DATA IN THIS EXERCISE =

########################################

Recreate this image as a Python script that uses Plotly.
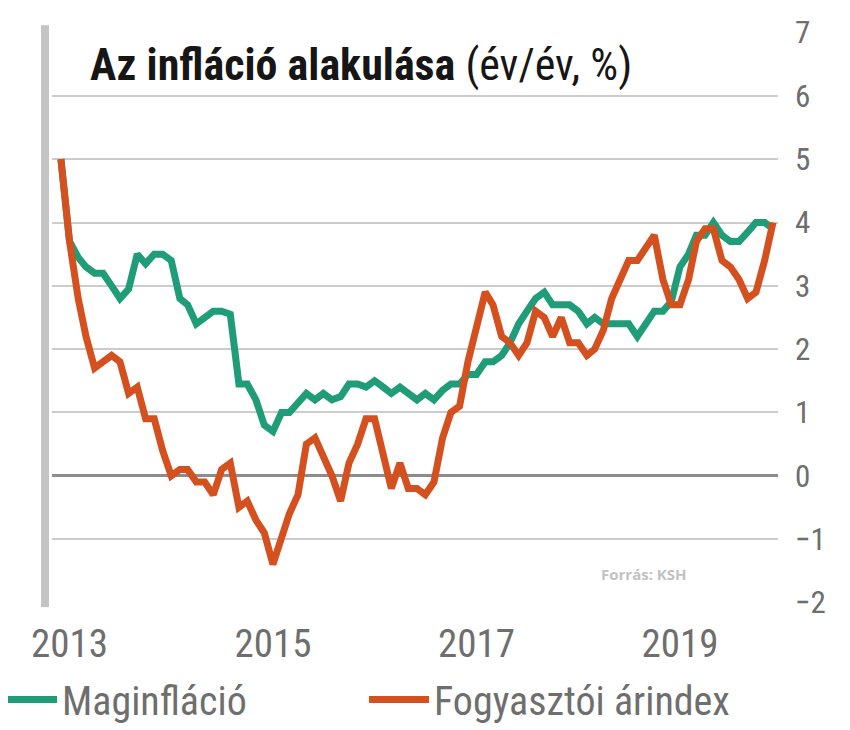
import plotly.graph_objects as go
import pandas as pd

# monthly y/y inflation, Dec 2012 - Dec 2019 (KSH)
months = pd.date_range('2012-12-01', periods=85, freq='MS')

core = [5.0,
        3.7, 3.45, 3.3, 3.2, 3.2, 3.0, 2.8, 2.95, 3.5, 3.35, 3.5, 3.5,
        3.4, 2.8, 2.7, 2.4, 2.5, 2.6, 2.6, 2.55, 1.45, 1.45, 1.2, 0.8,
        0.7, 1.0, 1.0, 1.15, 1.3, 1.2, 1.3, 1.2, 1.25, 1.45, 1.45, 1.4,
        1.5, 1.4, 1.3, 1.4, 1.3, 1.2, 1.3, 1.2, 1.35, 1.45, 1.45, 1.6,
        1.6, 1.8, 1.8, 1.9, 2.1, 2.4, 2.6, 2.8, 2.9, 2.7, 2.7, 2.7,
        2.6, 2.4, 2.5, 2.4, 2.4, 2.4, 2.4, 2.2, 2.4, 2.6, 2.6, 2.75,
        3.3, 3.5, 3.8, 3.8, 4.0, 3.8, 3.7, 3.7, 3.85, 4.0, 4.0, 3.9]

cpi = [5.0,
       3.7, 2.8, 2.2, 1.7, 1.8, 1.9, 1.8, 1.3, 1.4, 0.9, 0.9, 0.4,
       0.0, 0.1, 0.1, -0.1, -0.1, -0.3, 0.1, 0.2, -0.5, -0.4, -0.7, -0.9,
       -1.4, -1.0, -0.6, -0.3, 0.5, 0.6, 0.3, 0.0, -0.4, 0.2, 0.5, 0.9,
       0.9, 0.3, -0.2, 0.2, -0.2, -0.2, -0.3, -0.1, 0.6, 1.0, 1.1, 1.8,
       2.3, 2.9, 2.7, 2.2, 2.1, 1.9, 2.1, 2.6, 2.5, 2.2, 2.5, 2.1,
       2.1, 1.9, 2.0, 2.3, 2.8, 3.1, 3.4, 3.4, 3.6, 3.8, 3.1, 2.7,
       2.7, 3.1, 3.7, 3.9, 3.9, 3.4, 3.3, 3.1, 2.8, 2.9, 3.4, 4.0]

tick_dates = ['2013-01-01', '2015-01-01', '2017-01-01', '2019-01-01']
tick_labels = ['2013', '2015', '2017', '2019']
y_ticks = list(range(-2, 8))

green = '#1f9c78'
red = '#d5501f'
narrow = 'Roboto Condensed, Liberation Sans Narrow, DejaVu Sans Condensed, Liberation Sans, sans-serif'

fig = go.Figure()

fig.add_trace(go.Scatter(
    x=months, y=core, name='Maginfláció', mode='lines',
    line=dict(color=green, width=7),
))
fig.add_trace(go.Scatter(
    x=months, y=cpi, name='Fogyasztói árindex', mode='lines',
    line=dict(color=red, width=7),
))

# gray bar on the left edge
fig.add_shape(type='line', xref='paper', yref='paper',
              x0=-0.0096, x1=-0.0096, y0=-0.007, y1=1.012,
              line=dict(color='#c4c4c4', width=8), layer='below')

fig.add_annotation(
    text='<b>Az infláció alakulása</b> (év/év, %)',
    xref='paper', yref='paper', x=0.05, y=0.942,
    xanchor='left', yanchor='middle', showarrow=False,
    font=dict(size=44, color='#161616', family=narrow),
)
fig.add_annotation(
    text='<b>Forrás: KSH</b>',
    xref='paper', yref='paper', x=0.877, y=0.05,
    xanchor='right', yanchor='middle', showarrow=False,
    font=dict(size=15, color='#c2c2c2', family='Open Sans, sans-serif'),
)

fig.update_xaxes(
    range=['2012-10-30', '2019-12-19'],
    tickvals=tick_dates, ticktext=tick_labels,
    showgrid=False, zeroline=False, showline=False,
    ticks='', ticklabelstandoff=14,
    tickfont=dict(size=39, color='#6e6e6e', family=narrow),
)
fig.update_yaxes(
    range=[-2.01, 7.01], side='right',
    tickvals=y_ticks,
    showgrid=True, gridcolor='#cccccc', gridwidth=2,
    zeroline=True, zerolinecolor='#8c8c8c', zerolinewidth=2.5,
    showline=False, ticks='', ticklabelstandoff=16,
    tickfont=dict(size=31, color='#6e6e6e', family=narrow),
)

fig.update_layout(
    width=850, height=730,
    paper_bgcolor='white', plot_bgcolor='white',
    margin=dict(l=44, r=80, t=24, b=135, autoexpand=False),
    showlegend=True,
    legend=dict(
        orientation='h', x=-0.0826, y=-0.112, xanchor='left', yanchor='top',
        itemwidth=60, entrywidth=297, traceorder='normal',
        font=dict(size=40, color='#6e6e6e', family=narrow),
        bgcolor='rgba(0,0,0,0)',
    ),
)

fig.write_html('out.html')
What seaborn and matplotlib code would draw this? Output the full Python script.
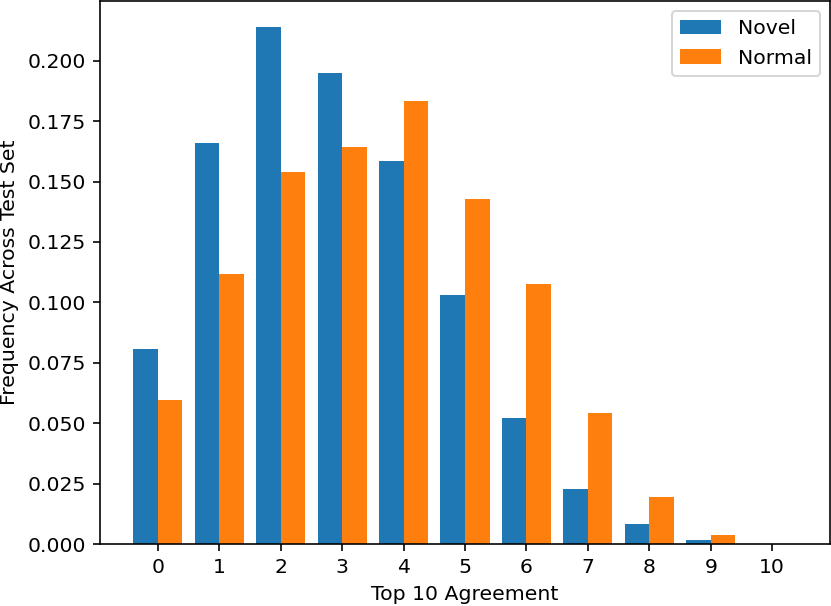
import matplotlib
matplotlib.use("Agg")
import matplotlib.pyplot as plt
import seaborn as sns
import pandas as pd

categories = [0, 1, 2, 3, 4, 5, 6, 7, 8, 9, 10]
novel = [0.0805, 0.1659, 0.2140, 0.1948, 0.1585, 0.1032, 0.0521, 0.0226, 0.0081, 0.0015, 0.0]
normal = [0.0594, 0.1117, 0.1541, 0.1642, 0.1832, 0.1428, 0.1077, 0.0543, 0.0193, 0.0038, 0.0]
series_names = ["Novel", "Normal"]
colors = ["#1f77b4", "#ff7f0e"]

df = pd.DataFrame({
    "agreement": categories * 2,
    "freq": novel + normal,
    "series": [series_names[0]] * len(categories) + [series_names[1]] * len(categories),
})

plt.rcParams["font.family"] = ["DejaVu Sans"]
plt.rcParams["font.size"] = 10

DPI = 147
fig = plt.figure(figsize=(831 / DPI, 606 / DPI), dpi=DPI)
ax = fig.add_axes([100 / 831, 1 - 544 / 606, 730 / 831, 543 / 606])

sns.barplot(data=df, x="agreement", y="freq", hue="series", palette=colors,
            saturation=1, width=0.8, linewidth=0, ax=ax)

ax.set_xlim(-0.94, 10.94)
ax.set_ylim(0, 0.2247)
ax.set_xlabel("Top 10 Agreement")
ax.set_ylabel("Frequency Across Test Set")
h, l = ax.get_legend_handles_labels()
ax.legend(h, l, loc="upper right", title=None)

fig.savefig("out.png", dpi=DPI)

########################################

WHAT THE TASK REQUIRES =
Would you return the data exactly as written, without the pictures?

REPLY TO THE EXERCISE =
Recreate this image as a Python script that uses Plotly.
import plotly.graph_objects as go
import pandas as pd

# monthly y/y inflation, Dec 2012 - Dec 2019 (KSH)
months = pd.date_range('2012-12-01', periods=85, freq='MS')

core = [5.0,
        3.7, 3.45, 3.3, 3.2, 3.2, 3.0, 2.8, 2.95, 3.5, 3.35, 3.5, 3.5,
        3.4, 2.8, 2.7, 2.4, 2.5, 2.6, 2.6, 2.55, 1.45, 1.45, 1.2, 0.8,
        0.7, 1.0, 1.0, 1.15, 1.3, 1.2, 1.3, 1.2, 1.25, 1.45, 1.45, 1.4,
        1.5, 1.4, 1.3, 1.4, 1.3, 1.2, 1.3, 1.2, 1.35, 1.45, 1.45, 1.6,
        1.6, 1.8, 1.8, 1.9, 2.1, 2.4, 2.6, 2.8, 2.9, 2.7, 2.7, 2.7,
        2.6, 2.4, 2.5, 2.4, 2.4, 2.4, 2.4, 2.2, 2.4, 2.6, 2.6, 2.75,
        3.3, 3.5, 3.8, 3.8, 4.0, 3.8, 3.7, 3.7, 3.85, 4.0, 4.0, 3.9]

cpi = [5.0,
       3.7, 2.8, 2.2, 1.7, 1.8, 1.9, 1.8, 1.3, 1.4, 0.9, 0.9, 0.4,
       0.0, 0.1, 0.1, -0.1, -0.1, -0.3, 0.1, 0.2, -0.5, -0.4, -0.7, -0.9,
       -1.4, -1.0, -0.6, -0.3, 0.5, 0.6, 0.3, 0.0, -0.4, 0.2, 0.5, 0.9,
       0.9, 0.3, -0.2, 0.2, -0.2, -0.2, -0.3, -0.1, 0.6, 1.0, 1.1, 1.8,
       2.3, 2.9, 2.7, 2.2, 2.1, 1.9, 2.1, 2.6, 2.5, 2.2, 2.5, 2.1,
       2.1, 1.9, 2.0, 2.3, 2.8, 3.1, 3.4, 3.4, 3.6, 3.8, 3.1, 2.7,
       2.7, 3.1, 3.7, 3.9, 3.9, 3.4, 3.3, 3.1, 2.8, 2.9, 3.4, 4.0]

tick_dates = ['2013-01-01', '2015-01-01', '2017-01-01', '2019-01-01']
tick_labels = ['2013', '2015', '2017', '2019']
y_ticks = list(range(-2, 8))

green = '#1f9c78'
red = '#d5501f'
narrow = 'Roboto Condensed, Liberation Sans Narrow, DejaVu Sans Condensed, Liberation Sans, sans-serif'

fig = go.Figure()

fig.add_trace(go.Scatter(
    x=months, y=core, name='Maginfláció', mode='lines',
    line=dict(color=green, width=7),
))
fig.add_trace(go.Scatter(
    x=months, y=cpi, name='Fogyasztói árindex', mode='lines',
    line=dict(color=red, width=7),
))

# gray bar on the left edge
fig.add_shape(type='line', xref='paper', yref='paper',
              x0=-0.0096, x1=-0.0096, y0=-0.007, y1=1.012,
              line=dict(color='#c4c4c4', width=8), layer='below')

fig.add_annotation(
    text='<b>Az infláció alakulása</b> (év/év, %)',
    xref='paper', yref='paper', x=0.05, y=0.942,
    xanchor='left', yanchor='middle', showarrow=False,
    font=dict(size=44, color='#161616', family=narrow),
)
fig.add_annotation(
    text='<b>Forrás: KSH</b>',
    xref='paper', yref='paper', x=0.877, y=0.05,
    xanchor='right', yanchor='middle', showarrow=False,
    font=dict(size=15, color='#c2c2c2', family='Open Sans, sans-serif'),
)

fig.update_xaxes(
    range=['2012-10-30', '2019-12-19'],
    tickvals=tick_dates, ticktext=tick_labels,
    showgrid=False, zeroline=False, showline=False,
    ticks='', ticklabelstandoff=14,
    tickfont=dict(size=39, color='#6e6e6e', family=narrow),
)
fig.update_yaxes(
    range=[-2.01, 7.01], side='right',
    tickvals=y_ticks,
    showgrid=True, gridcolor='#cccccc', gridwidth=2,
    zeroline=True, zerolinecolor='#8c8c8c', zerolinewidth=2.5,
    showline=False, ticks='', ticklabelstandoff=16,
    tickfont=dict(size=31, color='#6e6e6e', family=narrow),
)

fig.update_layout(
    width=850, height=730,
    paper_bgcolor='white', plot_bgcolor='white',
    margin=dict(l=44, r=80, t=24, b=135, autoexpand=False),
    showlegend=True,
    legend=dict(
        orientation='h', x=-0.0826, y=-0.112, xanchor='left', yanchor='top',
        itemwidth=60, entrywidth=297, traceorder='normal',
        font=dict(size=40, color='#6e6e6e', family=narrow),
        bgcolor='rgba(0,0,0,0)',
    ),
)

fig.write_html('out.html')
What seaborn and matplotlib code would draw this? Output the full Python script.
import matplotlib
matplotlib.use("Agg")
import matplotlib.pyplot as plt
import seaborn as sns
import pandas as pd

categories = [0, 1, 2, 3, 4, 5, 6, 7, 8, 9, 10]
novel = [0.0805, 0.1659, 0.2140, 0.1948, 0.1585, 0.1032, 0.0521, 0.0226, 0.0081, 0.0015, 0.0]
normal = [0.0594, 0.1117, 0.1541, 0.1642, 0.1832, 0.1428, 0.1077, 0.0543, 0.0193, 0.0038, 0.0]
series_names = ["Novel", "Normal"]
colors = ["#1f77b4", "#ff7f0e"]

df = pd.DataFrame({
    "agreement": categories * 2,
    "freq": novel + normal,
    "series": [series_names[0]] * len(categories) + [series_names[1]] * len(categories),
})

plt.rcParams["font.family"] = ["DejaVu Sans"]
plt.rcParams["font.size"] = 10

DPI = 147
fig = plt.figure(figsize=(831 / DPI, 606 / DPI), dpi=DPI)
ax = fig.add_axes([100 / 831, 1 - 544 / 606, 730 / 831, 543 / 606])

sns.barplot(data=df, x="agreement", y="freq", hue="series", palette=colors,
            saturation=1, width=0.8, linewidth=0, ax=ax)

ax.set_xlim(-0.94, 10.94)
ax.set_ylim(0, 0.2247)
ax.set_xlabel("Top 10 Agreement")
ax.set_ylabel("Frequency Across Test Set")
h, l = ax.get_legend_handles_labels()
ax.legend(h, l, loc="upper right", title=None)

fig.savefig("out.png", dpi=DPI)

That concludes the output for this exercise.